Tech layoffs shrink ‘trust and safety’ teams, raising fears of backsliding efforts to curb online abuse
Social media companies have slashed hundreds of content moderation jobs during the ongoing wave of tech layoffs, stoking fears among industry workers and online safety advocates that major platforms are less capable of curbing abuse than they were just months ago.
Tech companies have announced more than 101,000 job cuts this year alone, on top of the nearly 160,000 over the course of 2022, according to tracker Layoffs.fyi. Among the wide range of job functions affected by those reductions are “trust and safety” teams — the units within major platform operators and at the contracting firms they hire that enforce content policies and counter hate speech and disinformation.
Earlier this month, Alphabet reportedly reduced the workforce of Jigsaw, a Google unit that builds content moderation tools and describes itself as tracking “threats to open societies,” such as civilian surveillance, by at least a third in recent weeks. Meta’s main subcontractor for content moderation in Africa said in January that it was cutting 200 employees as it shifted away from content review services. In November, Twitter’s mass layoffs affected many staffers charged with curbing prohibited content like hate speech and targeted harassment, and the company disbanded its Trust and Safety Council the following month.
Postings on Indeed with “trust and safety” in their job titles were down 70% last month from January 2022 among employers in all sectors, the job board told NBC News. And within the tech sector, ZipRecruiter said job postings on its platform related to “people safety” outside of cybersecurity roles fell by roughly half between October and January.
While tech recruiting in particular has pulled back across the board as the industry contracts from its pandemic hiring spree, advocates said the worldwide need for content moderation remains acute.
“The markets are going up and down, but the need for trust and safety practices is constant or, if anything, increases over time,” said Charlotte Willner, executive director of the Trust & Safety Professional Association, a global organization for workers who develop and enforce digital platforms’ policies around online behavior.
A Twitter employee who still works on the company’s trust and safety operations and requested not to be identified for fear of retribution described feeling worried and overwhelmed since the department’s reductions last fall.
“We were already underrepresented globally. The U.S. had much more staffing than outside the U.S.,” the employee said. “In places like India, which are really fraught with complicated religious and ethnic divisions, that hateful conduct and potentially violent conduct has really increased. Fewer people means less work is being done in a lot of different spaces.”
Twitter accounts offering to trade or sell material featuring child sexual abuse remained on the platform for months after CEO Elon Musk vowed in November to crack down on child exploitation, NBC News reported in January. “We definitely know we still have work to do in the space, and certainly believe we have been improving rapidly,” Twitter said at the time in response to the findings.

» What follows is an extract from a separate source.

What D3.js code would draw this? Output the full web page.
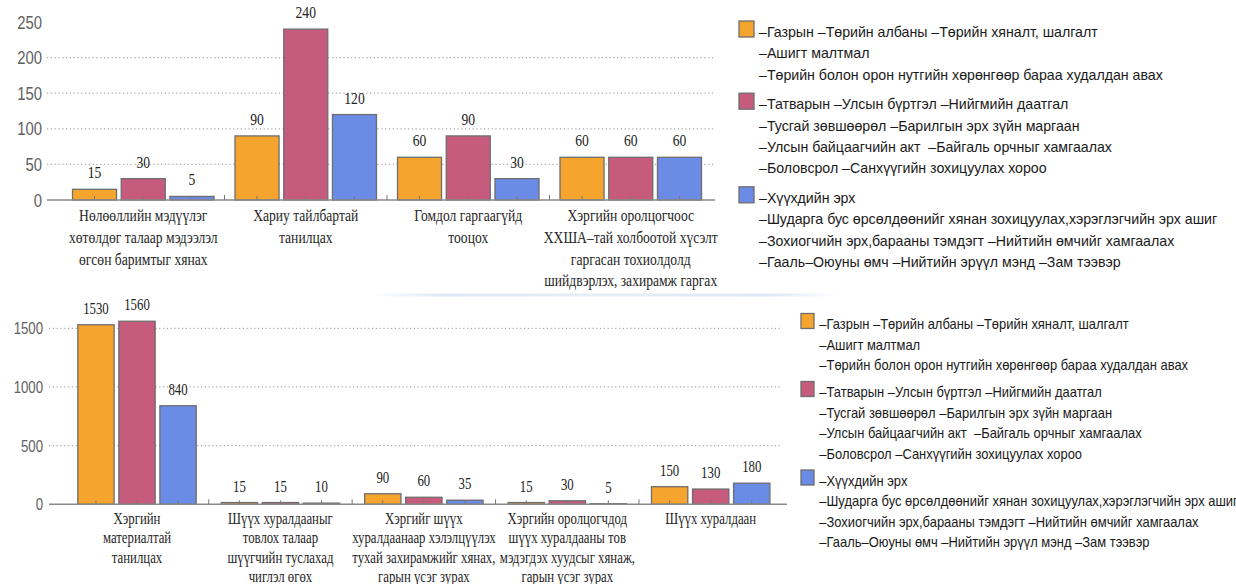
<!DOCTYPE html>
<html>
<head>
<meta charset="utf-8">
<script src="https://cdn.jsdelivr.net/npm/d3@7"></script>
<style>
  html, body { margin: 0; padding: 0; background: #ffffff; }
  svg { display: block; }
</style>
</head>
<body>
<svg id="chart" width="1236" height="584"></svg>
<script>
// ---------------- DATA ----------------
const seriesNames = ["Газрын", "Татварын", "Хүүхдийн эрх"];
const seriesColors = ["#F5A42E", "#C65B7E", "#6A8BE6"];

const topCategories = [
  ["Нөлөөллийн мэдүүлэг", "хөтөлдөг талаар мэдээлэл", "өгсөн баримтыг хянах"],
  ["Хариу тайлбартай", "танилцах"],
  ["Гомдол гаргаагүйд", "тооцох"],
  ["Хэргийн оролцогчоос", "ХХША–тай холбоотой хүсэлт", "гаргасан тохиолдолд", "шийдвэрлэх, захирамж гаргах"]
];
const topGazar   = [15, 90, 60, 60];
const topTatvar  = [30, 240, 90, 60];
const topHuuhed  = [5, 120, 30, 60];
const topTicks   = [0, 50, 100, 150, 200, 250];
const topGrid    = [50, 100, 150, 200];

const bottomCategories = [
  ["Хэргийн", "материалтай", "танилцах"],
  ["Шүүх хуралдааныг", "товлох талаар", "шүүгчийн туслахад", "чиглэл өгөх"],
  ["Хэргийг шүүх", "хуралдаанаар хэлэлцүүлэх", "тухай захирамжийг хянах,", "гарын үсэг зурах"],
  ["Хэргийн оролцогчдод", "шүүх хуралдааны тов", "мэдэгдэх хуудсыг хянаж,", "гарын үсэг зурах"],
  ["Шүүх хуралдаан"]
];
const bottomGazar  = [1530, 15, 90, 15, 150];
const bottomTatvar = [1560, 15, 60, 30, 130];
const bottomHuuhed = [840, 10, 35, 5, 180];
const bottomTicks  = [0, 500, 1000, 1500];
const bottomGrid   = [500, 1000, 1500];

const legendLines = [
  ["–Газрын –Төрийн албаны –Төрийн хяналт, шалгалт",
   "–Ашигт малтмал",
   "–Төрийн болон орон нутгийн хөрөнгөөр бараа худалдан авах"],
  ["–Татварын –Улсын бүртгэл –Нийгмийн даатгал",
   "–Тусгай зөвшөөрөл –Барилгын эрх зүйн маргаан",
   "–Улсын байцаагчийн акт  –Байгаль орчныг хамгаалах",
   "–Боловсрол –Санхүүгийн зохицуулах хороо"],
  ["–Хүүхдийн эрх",
   "–Шударга бус өрсөлдөөнийг хянан зохицуулах,хэрэглэгчийн эрх ашиг",
   "–Зохиогчийн эрх,барааны тэмдэгт –Нийтийн өмчийг хамгаалах",
   "–Гааль–Оюуны өмч –Нийтийн эрүүл мэнд –Зам тээвэр"]
];

// ---------------- DRAWING ----------------
const svg = d3.select("#chart");
const SERIF = "'Liberation Serif', 'Times New Roman', serif";
const SANS = "'Liberation Sans', Arial, sans-serif";

function stext(sel, x, y, s, size, sx, family, color, anchor) {
  return sel.append("text")
    .attr("transform", `translate(${x},${y}) scale(${sx},1)`)
    .attr("font-family", family)
    .attr("font-size", size)
    .attr("fill", color)
    .attr("text-anchor", anchor || "start")
    .attr("xml:space", "preserve")
    .style("white-space", "pre")
    .text(s);
}

// faint decorative line between the charts
const defs = svg.append("defs");
const grad = defs.append("linearGradient").attr("id", "fade").attr("x1", "0%").attr("x2", "100%");
grad.append("stop").attr("offset", "0%").attr("stop-color", "#ffffff");
grad.append("stop").attr("offset", "15%").attr("stop-color", "#dde9f7");
grad.append("stop").attr("offset", "50%").attr("stop-color", "#e6eef8");
grad.append("stop").attr("offset", "85%").attr("stop-color", "#dde9f7");
grad.append("stop").attr("offset", "100%").attr("stop-color", "#ffffff");
svg.append("rect").attr("x", 370).attr("y", 293.5).attr("width", 470).attr("height", 3).attr("fill", "url(#fade)");

function drawChart(cfg) {
  const g = svg.append("g");
  const cats = cfg.categories.map((c, i) => i);
  const x0 = d3.scaleBand().domain(cats).range(cfg.xRange).padding(0);
  const x1 = d3.scaleBand().domain([0, 1, 2])
    .range([cfg.groupPad, x0.bandwidth() - cfg.groupPad])
    .paddingInner(cfg.barPad).paddingOuter(0);
  const y = d3.scaleLinear().domain(cfg.yDomain).range(cfg.yRange);

  // grid lines
  g.selectAll(".grid").data(cfg.grid).enter().append("line")
    .attr("x1", cfg.axisX[0]).attr("x2", cfg.gridEnd)
    .attr("y1", d => y(d)).attr("y2", d => y(d))
    .attr("stroke", "#a8a8a8").attr("stroke-width", 1.2)
    .attr("stroke-dasharray", "1.2,2.6");

  // y tick labels
  cfg.ticks.forEach(t => {
    stext(g, cfg.yLabelX, y(t) + cfg.yLabelSize * 0.36, String(t), cfg.yLabelSize, 0.8, SANS, "#5f5f5f", "end");
  });

  // bars
  const values = cfg.series;
  cats.forEach(ci => {
    values.forEach((vals, si) => {
      const v = vals[ci];
      const bx = x0(ci) + x1(si);
      g.append("rect")
        .attr("x", bx).attr("y", y(v))
        .attr("width", x1.bandwidth()).attr("height", y(0) - y(v))
        .attr("fill", seriesColors[si])
        .attr("stroke", "#6e6e6e").attr("stroke-width", 1.3);
      // bar-centre tick
      g.append("line")
        .attr("x1", bx + x1.bandwidth() / 2).attr("x2", bx + x1.bandwidth() / 2)
        .attr("y1", y(0) - 4).attr("y2", y(0))
        .attr("stroke", "#777").attr("stroke-width", 1);
      stext(g, bx + x1.bandwidth() / 2, y(v) - cfg.valueGap, String(v), cfg.valueSize, 0.8, SERIF, "#222", "middle");
    });
  });

  // x axis line
  g.append("line")
    .attr("x1", cfg.axisX[0]).attr("x2", cfg.axisX[1])
    .attr("y1", y(0)).attr("y2", y(0))
    .attr("stroke", "#8a8a8a").attr("stroke-width", 1.6);
  // group boundary ticks
  cats.slice(1).forEach(ci => {
    g.append("line")
      .attr("x1", x0(ci)).attr("x2", x0(ci))
      .attr("y1", y(0) - 5).attr("y2", y(0))
      .attr("stroke", "#777").attr("stroke-width", 1);
  });

  // category labels
  cfg.categories.forEach((lines, ci) => {
    const cx = x0(ci) + x0.bandwidth() / 2;
    lines.forEach((ln, li) => {
      stext(g, cx, cfg.catY + li * cfg.catLine, ln, cfg.catSize, 0.8, SERIF, "#262626", "middle");
    });
  });
}

function drawLegend(cfg) {
  const g = svg.append("g");
  let yy = cfg.y0;
  legendLines.forEach((lines, si) => {
    g.append("rect")
      .attr("x", cfg.sqX).attr("y", yy - cfg.sqH / 2 - 3)
      .attr("width", cfg.sqW).attr("height", cfg.sqH)
      .attr("fill", seriesColors[si])
      .attr("stroke", "#6e6e6e").attr("stroke-width", 1.3);
    lines.forEach((ln, li) => {
      stext(g, cfg.textX, yy + 5, ln, cfg.size, cfg.sx, SANS, "#1a1a1a", "start");
      yy += cfg.line;
    });
    yy += cfg.gap;
  });
}

drawChart({
  categories: topCategories,
  series: [topGazar, topTatvar, topHuuhed],
  xRange: [62, 712],
  groupPad: 10.5,
  barPad: 0.0965,
  yDomain: [0, 250],
  yRange: [200, 22],
  grid: topGrid,
  ticks: topTicks,
  axisX: [47, 715],
  gridEnd: 713,
  yLabelX: 42,
  yLabelSize: 18.6,
  valueSize: 17,
  valueGap: 11,
  catY: 221,
  catLine: 21.8,
  catSize: 17
});

drawChart({
  categories: bottomCategories,
  series: [bottomGazar, bottomTatvar, bottomHuuhed],
  xRange: [65.3, 782.4],
  groupPad: 12.5,
  barPad: 0.115,
  yDomain: [0, 1500],
  yRange: [504.3, 328.3],
  grid: bottomGrid,
  ticks: bottomTicks,
  axisX: [49, 787],
  gridEnd: 782,
  yLabelX: 43,
  yLabelSize: 16.5,
  valueSize: 16,
  valueGap: 11,
  catY: 524,
  catLine: 19.4,
  catSize: 16
});

drawLegend({ sqX: 739, sqW: 15, sqH: 16, textX: 759, y0: 32, line: 21.4, gap: 8, size: 15, sx: 0.945 });
drawLegend({ sqX: 801, sqW: 13, sqH: 15, textX: 819.3, y0: 324, line: 20.5, gap: 6.5, size: 14, sx: 0.925 });
</script>
</body>
</html>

Twitter didn’t respond to requests for comment. A spokesperson for Alphabet didn’t comment on Jigsaw.
A Meta spokesperson said the company “respect[s] Sama’s decision to exit the content review services it provides to social media platforms. We are working with our partners during this transition to ensure there’s no impact on our ability to review content.” Meta has more than 40,000 people “working on safety and security,” including 15,000 content reviewers, the spokesperson said.
Concerns about trust and safety reductions coincide with growing interest in Washington in tightening regulation of Big Tech on multiple fronts.
In his State of the Union address on Tuesday, President Biden urged Congress to “pass bipartisan legislation to strengthen antitrust enforcement and prevent big online platforms from giving their own products an unfair advantage,” and to “impose stricter limits on the personal data the companies collect on all of us.” Biden and lawmakers in both parties have also signaled openness to reforming Section 230, a measure that has long shielded tech companies from liability for the speech and activity on their platforms.
“Various governments are seeking to force large tech companies and social media platforms [to become more] responsible for ‘harmful’ content,” said Alan Woodward, a cybersecurity expert and professor at the University of Surrey in the U.K.
In addition to putting tech firms at greater risk of regulation, any backsliding on content moderation “should worry everyone,” he said. “This is not just about weeding out inappropriate child abuse material but covers subtle areas of misinformation that we know are aimed at influencing our democracy.”